Under Mr. Erdogan, Turkey has struggled with persistently high inflation in recent years.

After being elected in 2003, Mr. Erdogan pushed expensive projects, sending growth skyrocketing as the country took on sizable debt and relied heavily on foreign investments to fund lavish ventures in infrastructure, telecommunications and other fields. As a result, Turkey’s gross domestic product, the primary measure of economic output, boomed to nearly more than $1 trillion, making it the world’s 19th-largest economy.

That strategy was upended when Turkey’s inflation moved above 20 percent in 2019 and the lira plummeted in value against the dollar. But rather than go with economic orthodoxy by raising interest rates to tamp down inflation, Mr. Erdogan cut rates, a move that economists say sent prices shooting even higher. Inflation in Turkey rose more than 80 percent in August 2022. The central bank cut rates again.

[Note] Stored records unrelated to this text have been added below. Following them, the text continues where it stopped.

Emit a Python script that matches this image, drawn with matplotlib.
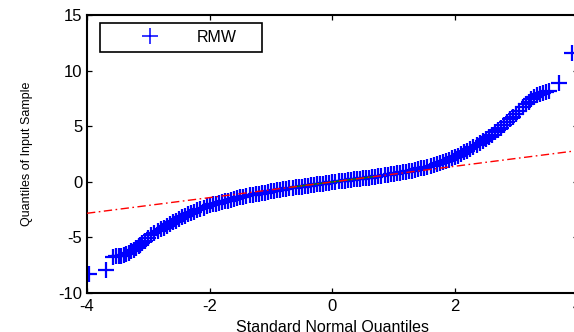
import matplotlib
matplotlib.use("Agg")
import matplotlib.pyplot as plt
import numpy as np

# ---- data (theoretical quantile, sample quantile) ----
left_tail_x = [-3.97, -3.69, -3.58, -3.53, -3.48, -3.44, -3.40, -3.36, -3.32,
               -3.28, -3.24, -3.20, -3.16, -3.13]
left_tail_y = [-8.30, -7.90, -6.75, -6.72, -6.70, -6.66, -6.60, -6.50, -6.38,
               -6.25, -6.10, -5.95, -5.80, -5.68]

body_x = [-3.10, -3.05, -3.00, -2.95, -2.90, -2.85, -2.80, -2.75, -2.70, -2.65,
          -2.60, -2.55, -2.50, -2.45, -2.40, -2.35, -2.30, -2.25, -2.20, -2.15,
          -2.10, -2.05, -2.00, -1.95, -1.90, -1.85, -1.80, -1.75, -1.70, -1.65,
          -1.60, -1.55, -1.50, -1.45, -1.40, -1.35, -1.30, -1.25, -1.20, -1.15,
          -1.10, -1.05, -1.00, -0.95, -0.90, -0.85, -0.80, -0.75, -0.70, -0.65,
          -0.60, -0.55, -0.50, -0.45, -0.40, -0.35, -0.30, -0.25, -0.20, -0.15,
          -0.10, -0.05, 0.00, 0.05, 0.10, 0.15, 0.20, 0.25, 0.30, 0.35,
          0.40, 0.45, 0.50, 0.55, 0.60, 0.65, 0.70, 0.75, 0.80, 0.85,
          0.90, 0.95, 1.00, 1.05, 1.10, 1.15, 1.20, 1.25, 1.30, 1.35,
          1.40, 1.45, 1.50, 1.55, 1.60, 1.65, 1.70, 1.75, 1.80, 1.85,
          1.90, 1.95, 2.00, 2.05, 2.10, 2.15, 2.20, 2.25, 2.30, 2.35,
          2.40, 2.45, 2.50, 2.55, 2.60, 2.65, 2.70, 2.75, 2.80, 2.85,
          2.90, 2.95, 3.00, 3.05, 3.10, 3.15, 3.20]
body_y = [-5.55, -5.30, -5.05, -4.80, -4.60, -4.44, -4.28, -4.12, -3.96, -3.80,
          -3.65, -3.50, -3.35, -3.20, -3.05, -2.93, -2.81, -2.69, -2.57, -2.45,
          -2.34, -2.23, -2.12, -2.05, -1.98, -1.91, -1.84, -1.77, -1.70, -1.63,
          -1.55, -1.48, -1.42, -1.35, -1.28, -1.21, -1.16, -1.12, -1.07, -1.02,
          -0.98, -0.93, -0.88, -0.83, -0.79, -0.74, -0.69, -0.65, -0.60, -0.55,
          -0.51, -0.47, -0.44, -0.40, -0.36, -0.32, -0.28, -0.24, -0.20, -0.17,
          -0.13, -0.09, -0.05, -0.01, 0.02, 0.06, 0.09, 0.13, 0.16, 0.20,
          0.23, 0.27, 0.30, 0.34, 0.37, 0.41, 0.44, 0.49, 0.53, 0.58,
          0.62, 0.67, 0.72, 0.76, 0.81, 0.85, 0.90, 0.95, 1.00, 1.06,
          1.12, 1.19, 1.26, 1.34, 1.42, 1.50, 1.58, 1.67, 1.77, 1.87,
          1.98, 2.09, 2.21, 2.34, 2.48, 2.63, 2.78, 2.94, 3.10, 3.27,
          3.44, 3.62, 3.82, 4.03, 4.24, 4.45, 4.66, 4.87, 5.10, 5.35,
          5.60, 5.86, 6.12, 6.40, 6.68, 6.95, 7.20]

right_tail_x = [3.24, 3.28, 3.33, 3.38, 3.43, 3.48, 3.53, 3.69, 3.90]
right_tail_y = [7.40, 7.60, 7.80, 7.90, 7.98, 8.05, 8.15, 8.85, 11.60]

# reference line (fit through the quartiles)
ref_slope = 0.705
ref_intercept = -0.02
ref_x_range = [-4.0, 4.0]
quartile_x = [-0.674, 0.674]

series_label = "RMW"
x_ticks = [-4, -2, 0, 2, 4]
y_ticks = [-10, -5, 0, 5, 10, 15]

# ---------------------------------------------------------------------------
plt.rcParams['font.family'] = ['Liberation Sans', 'DejaVu Sans']
plt.rcParams['axes.unicode_minus'] = False

fig = plt.figure(figsize=(5.74, 3.32), dpi=100)
ax = fig.add_axes([0.1516, 0.1178, 0.8549, 0.8373])

xs = np.array(left_tail_x + body_x + right_tail_x)
ys = np.array(left_tail_y + body_y + right_tail_y)

ax.plot(xs, ys, linestyle='none', marker='+', markersize=11,
        markeredgewidth=1.6, color=(0, 0, 1), label=series_label, zorder=2)

lx = np.array(ref_x_range)
ax.plot(lx, ref_slope * lx + ref_intercept, color=(1, 0, 0), lw=1.0,
        linestyle=(0, (6, 2.5, 1.2, 2.5)), zorder=4)
qx = np.array(quartile_x)
ax.plot(qx, ref_slope * qx + ref_intercept, color=(0, 0.5, 0), lw=1.0,
        linestyle='-', zorder=3)

ax.set_xlim(-4, 4)
ax.set_ylim(-10, 15)
ax.set_xticks(x_ticks)
ax.set_yticks(y_ticks)
ax.tick_params(direction='in', length=3.5, width=0.9, top=True, right=True,
               labelsize=12, colors='black')
ax.tick_params(axis='x', pad=4.5)
ax.tick_params(axis='y', pad=3.5)
for s in ax.spines.values():
    s.set_linewidth(1.5)
    s.set_color('black')

ax.set_xlabel("Standard Normal Quantiles", fontsize=11.5)
ax.xaxis.set_label_coords(0.5, -0.097)
ax.set_ylabel("Quantiles of Input Sample", fontsize=9)
ax.yaxis.set_label_coords(-0.110, 0.5)

leg = ax.legend(loc='upper left', bbox_to_anchor=(0.0265, 0.972, 0.33, 0.0),
                mode='expand', borderaxespad=0, fancybox=False, framealpha=1,
                edgecolor='black', fontsize=11.5, handlelength=5.3,
                handletextpad=0.3, borderpad=0.45)
for h in leg.legend_handles:
    h.set_markeredgewidth(1.1)
leg.get_frame().set_linewidth(1.2)

fig.savefig("out.png", dpi=100)
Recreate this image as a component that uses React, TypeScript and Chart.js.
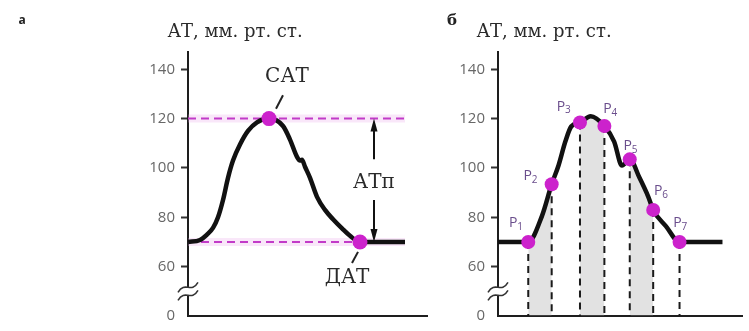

But since Mr. Erdogan’s narrow re-election this year, he has sharply reversed that approach.

In June, he chose Hafize Gaye Erkan, the former co-chief executive officer of the U.S.-based First Republic Bank, to lead Turkey’s central bank. He also brought back Mehmet Simsek, a former top economist at Merrill Lynch, as the country’s finance minister more than a decade after his last term.

Together, Ms. Erkan and Mr. Simsek have pursued a more conventional approach to bringing down inflation and stabilizing the lira. In June, the central bank raised interest rates to 15 percent from 8.5 percent, kicking off the current cycle of rate increases.